More and more people are taking the leisurely French habit of outdoor sitting and people watching. To stick to more of a German pass time, two Biergartens are available for a stein of the good old Bruch beer, and there are also surprisingly a number of microbreweries now opened up in the city as well!

The beautiful and calm Saar river that runs through Saarland (Photography: William McPherson)
The beautiful and calm Saar river that runs through Saarland (Photography: William McPherson)

Don’t forget the Saar

There are only 2 rivers that has had states named after them. The first one is the world famous Rhein river, and the other, is the Saar. This curvy, calm river flows from Germany over the border to France and is famous for its scenic Saarbend (the Saar Loop).
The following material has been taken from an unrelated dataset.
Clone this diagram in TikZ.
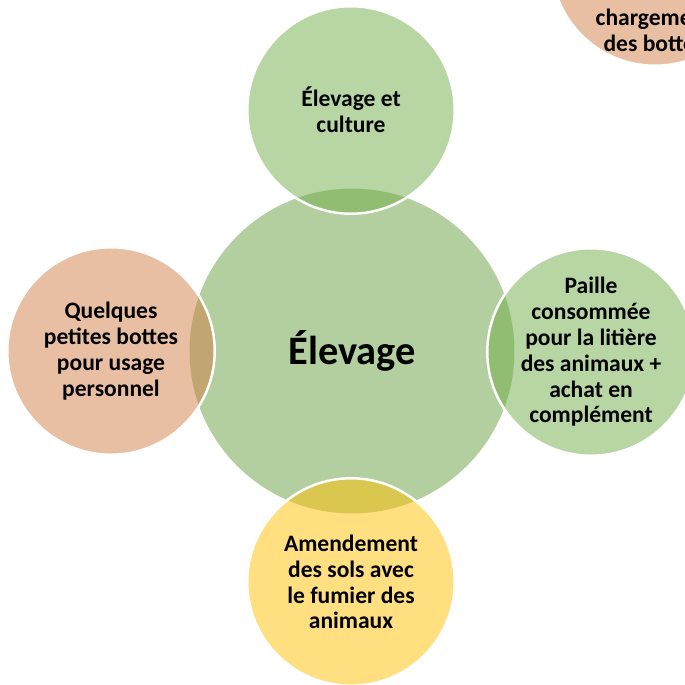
\documentclass[tikz,border=0pt]{standalone}
\usepackage{fontspec}
\setmainfont{Carlito}
\usepackage{tikz}

\definecolor{vertcentre}{RGB}{179,207,160}
\definecolor{vert}{RGB}{112,173,71}
\definecolor{brique}{RGB}{209,127,69}
\definecolor{jaune}{RGB}{255,192,0}

\tikzset{
	bulle/.style={shape=circle,draw=white,line width=1.4pt,fill opacity=0.5,text opacity=1,
		minimum size=4.15cm,inner sep=0pt,align=center,
		font=\bfseries\fontsize{13.4}{14.7}\selectfont},
	centre/.style={shape=circle,fill=vertcentre,minimum size=6.5cm,inner sep=0pt,
		font=\bfseries\fontsize{23}{26}\selectfont}
}

\begin{document}
\begin{tikzpicture}[x=0.02cm,y=-0.02cm]
	
	\useasboundingbox (0,0) rectangle (685,684);
	\clip (0,0) rectangle (685,684);
	
	\node[centre] (elev) at (352, 351) {Élevage};
	
	\node[bulle,fill=vert]   (cult)  at (351, 110) {Élevage et\\culture};
	\node[bulle,fill=brique] (usage) at (111, 351) {Quelques\\petites bottes\\pour usage\\personnel};
	\node[bulle,fill=vert]   (litiere) at (591, 352) {Paille\\consommée\\pour la litière\\des animaux +\\achat en\\complément};
	\node[bulle,fill=jaune]  (fumier) at (351, 582) {Amendement\\des sols avec\\le fumier des\\animaux};
	\node[bulle,fill=brique] (vente) at (655, -38) {};
	\node[align=center,font=\bfseries\fontsize{13.4}{14.7}\selectfont] (ventetxt) at (654, 30) {chargement\\des bottes};
	
\end{tikzpicture}
\end{document}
There are plenty to do on and off the river, including scenic cruises, fishing trips, rowing, wild swimming or simply walking/cycling along the pathways.

The Saar may not be as famous, or as big as the Rhein or the Danube, but it is the centre of outdoor activities here in Saarland!

The city has turned this part of the river side into a lovely outdoor patio - giving more options to enjoy beautiful Saar.
The city has turned this part of the river side into a lovely outdoor patio – giving more options to enjoy beautiful Saar.

Getting to Saarbrücken

Saarbrücken and the region is super easy to get to. If you ever need to take a train from Frankfurt to Paris, Saarbrücken is your last stop in Germany. Every train between Frankfurt to Paris (or even if you drive, the fastest route is through Saarbrücken as well) so you could always do a stop over!

The best thing? As this is not really on the major tourist trail, you’ll see at the most 10 tourists in your entire day!